### Goal:
Pictures stay out. Extract the lines below from the first one through the line with "const py = v => (H - v) / H;", both included.

-------

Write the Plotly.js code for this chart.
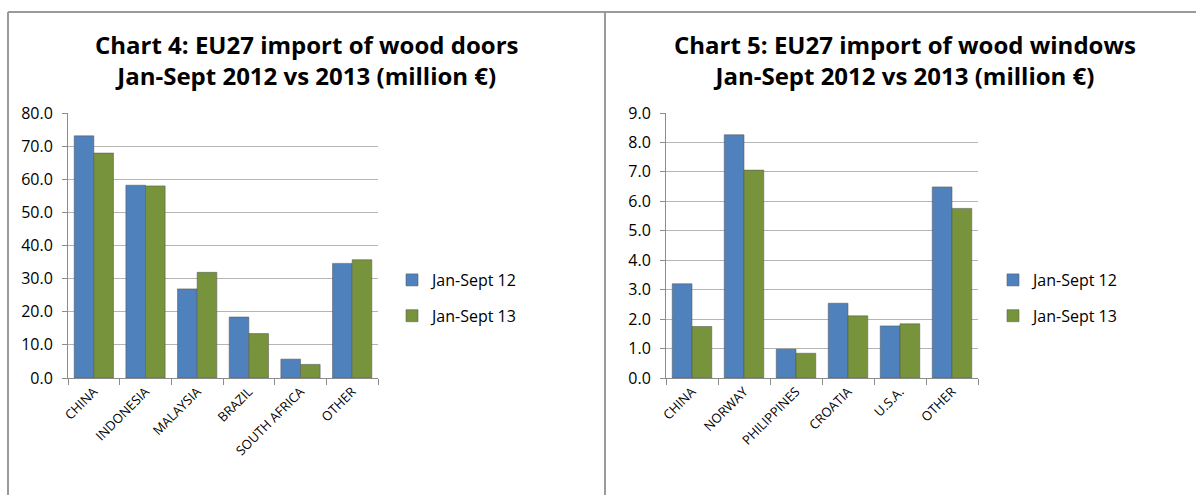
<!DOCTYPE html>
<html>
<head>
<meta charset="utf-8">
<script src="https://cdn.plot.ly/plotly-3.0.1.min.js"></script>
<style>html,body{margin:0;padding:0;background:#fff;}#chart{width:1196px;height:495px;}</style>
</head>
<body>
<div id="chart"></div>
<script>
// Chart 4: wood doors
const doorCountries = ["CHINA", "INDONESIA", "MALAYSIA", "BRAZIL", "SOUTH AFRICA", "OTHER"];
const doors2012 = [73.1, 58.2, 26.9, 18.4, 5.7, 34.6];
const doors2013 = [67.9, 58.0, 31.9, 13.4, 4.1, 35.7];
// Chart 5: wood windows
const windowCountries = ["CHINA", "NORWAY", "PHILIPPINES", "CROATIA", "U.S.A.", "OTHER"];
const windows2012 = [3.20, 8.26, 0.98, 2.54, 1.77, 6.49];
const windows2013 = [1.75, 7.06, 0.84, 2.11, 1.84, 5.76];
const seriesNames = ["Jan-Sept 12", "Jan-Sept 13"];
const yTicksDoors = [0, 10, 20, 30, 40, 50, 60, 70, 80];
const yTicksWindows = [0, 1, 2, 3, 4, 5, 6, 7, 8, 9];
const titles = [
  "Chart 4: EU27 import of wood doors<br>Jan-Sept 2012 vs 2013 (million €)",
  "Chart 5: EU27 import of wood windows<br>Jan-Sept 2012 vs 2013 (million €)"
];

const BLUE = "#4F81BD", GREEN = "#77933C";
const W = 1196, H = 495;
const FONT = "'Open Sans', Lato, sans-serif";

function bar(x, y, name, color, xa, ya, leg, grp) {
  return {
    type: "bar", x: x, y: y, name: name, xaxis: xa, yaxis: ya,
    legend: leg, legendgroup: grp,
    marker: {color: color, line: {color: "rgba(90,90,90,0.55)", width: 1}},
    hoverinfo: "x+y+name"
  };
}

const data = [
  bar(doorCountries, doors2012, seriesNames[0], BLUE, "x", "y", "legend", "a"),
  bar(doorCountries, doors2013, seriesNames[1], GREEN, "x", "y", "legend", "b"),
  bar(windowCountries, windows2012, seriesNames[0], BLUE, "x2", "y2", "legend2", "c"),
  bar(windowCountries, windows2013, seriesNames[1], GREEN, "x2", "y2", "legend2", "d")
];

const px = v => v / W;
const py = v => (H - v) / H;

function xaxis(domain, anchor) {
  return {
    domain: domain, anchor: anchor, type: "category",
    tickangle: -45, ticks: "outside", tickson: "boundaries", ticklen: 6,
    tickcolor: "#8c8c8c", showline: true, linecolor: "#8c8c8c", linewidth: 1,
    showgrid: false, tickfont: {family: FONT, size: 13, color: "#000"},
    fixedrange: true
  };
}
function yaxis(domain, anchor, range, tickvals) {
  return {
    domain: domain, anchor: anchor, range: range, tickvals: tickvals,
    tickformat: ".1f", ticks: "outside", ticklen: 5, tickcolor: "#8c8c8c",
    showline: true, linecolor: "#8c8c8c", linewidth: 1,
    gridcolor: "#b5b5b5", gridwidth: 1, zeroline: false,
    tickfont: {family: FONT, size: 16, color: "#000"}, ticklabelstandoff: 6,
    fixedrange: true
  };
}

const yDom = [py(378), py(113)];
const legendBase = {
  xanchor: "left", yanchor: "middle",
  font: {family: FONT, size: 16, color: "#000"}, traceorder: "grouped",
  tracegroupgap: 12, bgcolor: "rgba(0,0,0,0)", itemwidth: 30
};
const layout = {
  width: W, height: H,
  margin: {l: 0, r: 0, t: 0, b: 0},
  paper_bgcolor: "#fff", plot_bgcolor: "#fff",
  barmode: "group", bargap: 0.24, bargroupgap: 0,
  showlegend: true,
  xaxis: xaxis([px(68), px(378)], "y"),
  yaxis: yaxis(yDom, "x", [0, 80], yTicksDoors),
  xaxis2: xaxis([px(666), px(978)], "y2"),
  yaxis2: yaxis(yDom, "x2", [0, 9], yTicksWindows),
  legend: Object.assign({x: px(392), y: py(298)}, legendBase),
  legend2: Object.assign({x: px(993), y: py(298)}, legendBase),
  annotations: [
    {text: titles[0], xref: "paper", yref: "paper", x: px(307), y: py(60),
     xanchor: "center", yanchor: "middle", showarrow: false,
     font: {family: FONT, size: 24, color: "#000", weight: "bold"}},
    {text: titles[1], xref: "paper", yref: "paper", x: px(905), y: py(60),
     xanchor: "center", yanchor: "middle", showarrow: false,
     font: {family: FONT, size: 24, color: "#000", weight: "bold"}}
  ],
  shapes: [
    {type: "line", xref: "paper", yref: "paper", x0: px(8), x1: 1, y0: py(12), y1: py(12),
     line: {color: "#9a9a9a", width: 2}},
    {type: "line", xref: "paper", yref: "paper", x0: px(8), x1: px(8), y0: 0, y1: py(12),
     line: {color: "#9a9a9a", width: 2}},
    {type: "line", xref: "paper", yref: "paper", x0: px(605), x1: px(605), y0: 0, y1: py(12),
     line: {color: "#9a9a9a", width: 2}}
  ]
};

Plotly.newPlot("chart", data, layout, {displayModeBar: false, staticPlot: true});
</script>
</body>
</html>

-------

### Full response:
Write the Plotly.js code for this chart.
<!DOCTYPE html>
<html>
<head>
<meta charset="utf-8">
<script src="https://cdn.plot.ly/plotly-3.0.1.min.js"></script>
<style>html,body{margin:0;padding:0;background:#fff;}#chart{width:1196px;height:495px;}</style>
</head>
<body>
<div id="chart"></div>
<script>
// Chart 4: wood doors
const doorCountries = ["CHINA", "INDONESIA", "MALAYSIA", "BRAZIL", "SOUTH AFRICA", "OTHER"];
const doors2012 = [73.1, 58.2, 26.9, 18.4, 5.7, 34.6];
const doors2013 = [67.9, 58.0, 31.9, 13.4, 4.1, 35.7];
// Chart 5: wood windows
const windowCountries = ["CHINA", "NORWAY", "PHILIPPINES", "CROATIA", "U.S.A.", "OTHER"];
const windows2012 = [3.20, 8.26, 0.98, 2.54, 1.77, 6.49];
const windows2013 = [1.75, 7.06, 0.84, 2.11, 1.84, 5.76];
const seriesNames = ["Jan-Sept 12", "Jan-Sept 13"];
const yTicksDoors = [0, 10, 20, 30, 40, 50, 60, 70, 80];
const yTicksWindows = [0, 1, 2, 3, 4, 5, 6, 7, 8, 9];
const titles = [
  "Chart 4: EU27 import of wood doors<br>Jan-Sept 2012 vs 2013 (million €)",
  "Chart 5: EU27 import of wood windows<br>Jan-Sept 2012 vs 2013 (million €)"
];

const BLUE = "#4F81BD", GREEN = "#77933C";
const W = 1196, H = 495;
const FONT = "'Open Sans', Lato, sans-serif";

function bar(x, y, name, color, xa, ya, leg, grp) {
  return {
    type: "bar", x: x, y: y, name: name, xaxis: xa, yaxis: ya,
    legend: leg, legendgroup: grp,
    marker: {color: color, line: {color: "rgba(90,90,90,0.55)", width: 1}},
    hoverinfo: "x+y+name"
  };
}

const data = [
  bar(doorCountries, doors2012, seriesNames[0], BLUE, "x", "y", "legend", "a"),
  bar(doorCountries, doors2013, seriesNames[1], GREEN, "x", "y", "legend", "b"),
  bar(windowCountries, windows2012, seriesNames[0], BLUE, "x2", "y2", "legend2", "c"),
  bar(windowCountries, windows2013, seriesNames[1], GREEN, "x2", "y2", "legend2", "d")
];

const px = v => v / W;
const py = v => (H - v) / H;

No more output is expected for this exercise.